The assessment revealed that IU Bloomington implemented nearly 2,000 diversity efforts and found that 99 percent of those actions were motivated by a desire to create the fullest educational environment around diversity. The assessment also revealed nearly 1,600 diversity efforts at IUPUI.
Insight also noted both campuses’ strong affinity groups and diversity and inclusion resources as well as IU’s annual diversity fundraising program.
Insight’s review process also included many IU Bloomington achievements, such as the numerous opportunities for the diverse student body to travel abroad. This included the IU African American Choral Ensemble’s tour of Germany in May that provided educational and cultural exchange. The 27 students traveled to several cities, where they witnessed the impact of African-American music around the world and played a part in its global expansion.
IU Bloomington was also noted for its Faculty and Staff for Student Excellence Mentoring Program. The program is launching a new faculty-student mentoring initiative, matching faculty with students who are seeking help navigating the university environment, developing talents and preparing for success. Currently the program has attracted over 100 IU faculty members and almost 200 students.
"Michael Jordan once said, 'Talent wins games, but teamwork and intelligence win championships,'" said Martin McCrory, associate vice president for academic support and diversity as well as vice provost for educational inclusion and diversity at IU Bloomington. "At IU Bloomington, creating and supporting a diverse and inclusive campus climate is a shared commitment among everyone at the institution. Provost Lauren Robel and her team have worked tirelessly with faculty, staff, and students to build upon Herman Wells’ foundation of diversity and inclusion.”
Insight Into Diversity also noted specific IUPUI achievements, including the implementation of multiple recommendations from task forces convened by IUPUI Chancellor Nasser H. Paydar to improve recruitment and retention of African-American students and Latino students, staff and faculty.
IUPUI recently completed a Campus Diversity Plan using framework of scholar Daryl Smith of Claremont Graduate University. Each IUPUI school diversity plan now follows the same framework but also addresses unique needs of each school.
IUPUI was also noted for its comprehensive Campus Climate Survey used to improve the experiences of women, individuals with disabilities, members of the LGBT community, people of color, veterans and religious experience. That includes renaming single-occupancy restrooms to all-gender restrooms, a name chosen by students, to better reflect and respect transgender students, staff, faculty and campus visitors.
Insight also recognized the campus for its work with deans and department chairs on recruitment and retention of faculty of color and women in STEM fields.
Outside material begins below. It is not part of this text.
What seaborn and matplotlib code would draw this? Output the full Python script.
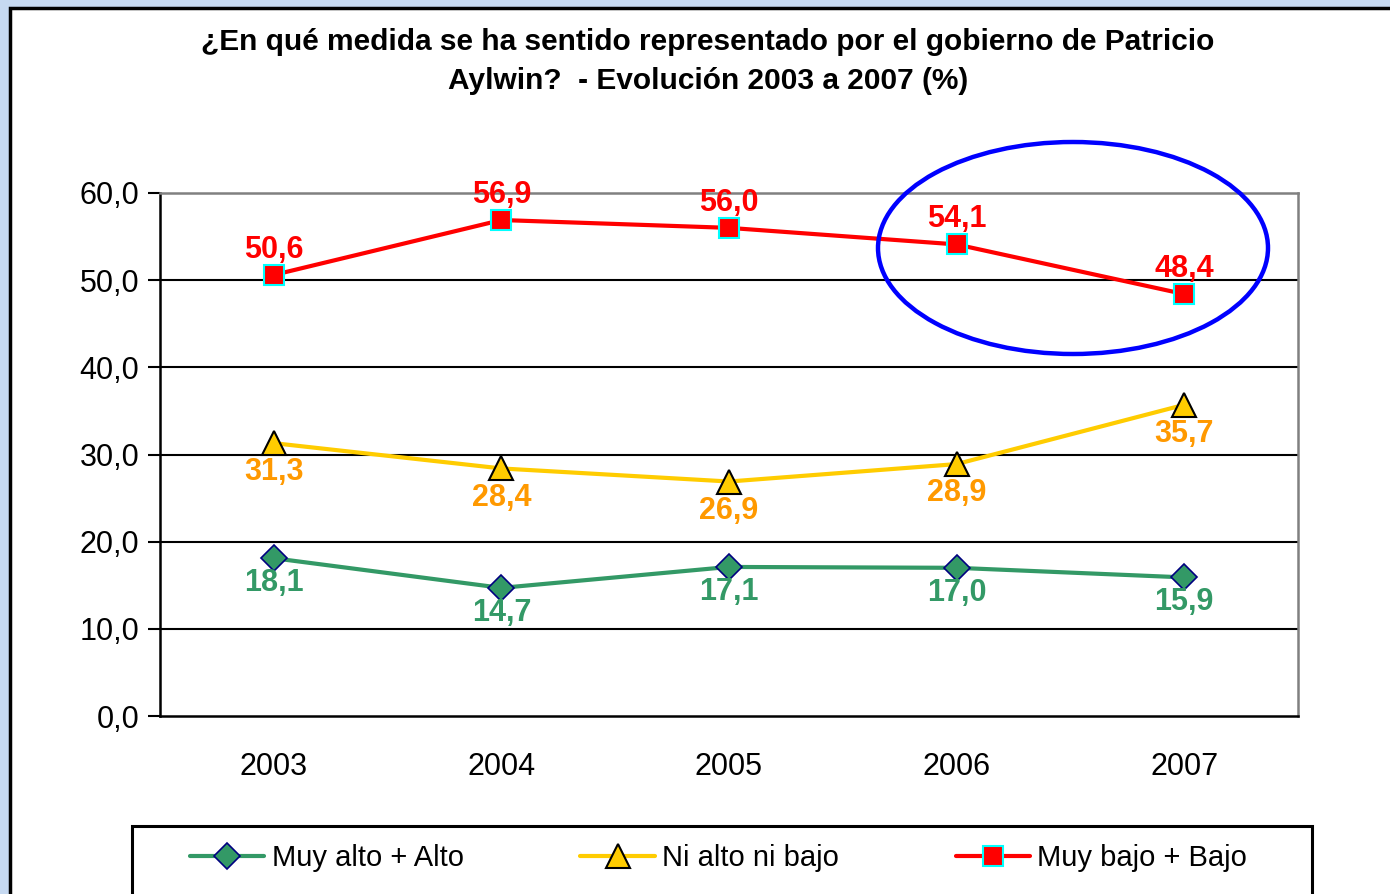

“Receiving this prestigious award for the fifth consecutive year is gratifying because it It recognizes the very hard work and dedication of IUPUI students, staff, faculty and community members to create a first-class urban institution,” said Karen Dace, IUPUI vice chancellor for diversity, equity and inclusion. “However, we also recognize that we have much more work ahead as we continue to think outside of the box, be inclusive and avoid the temptation to believe our work is complete.”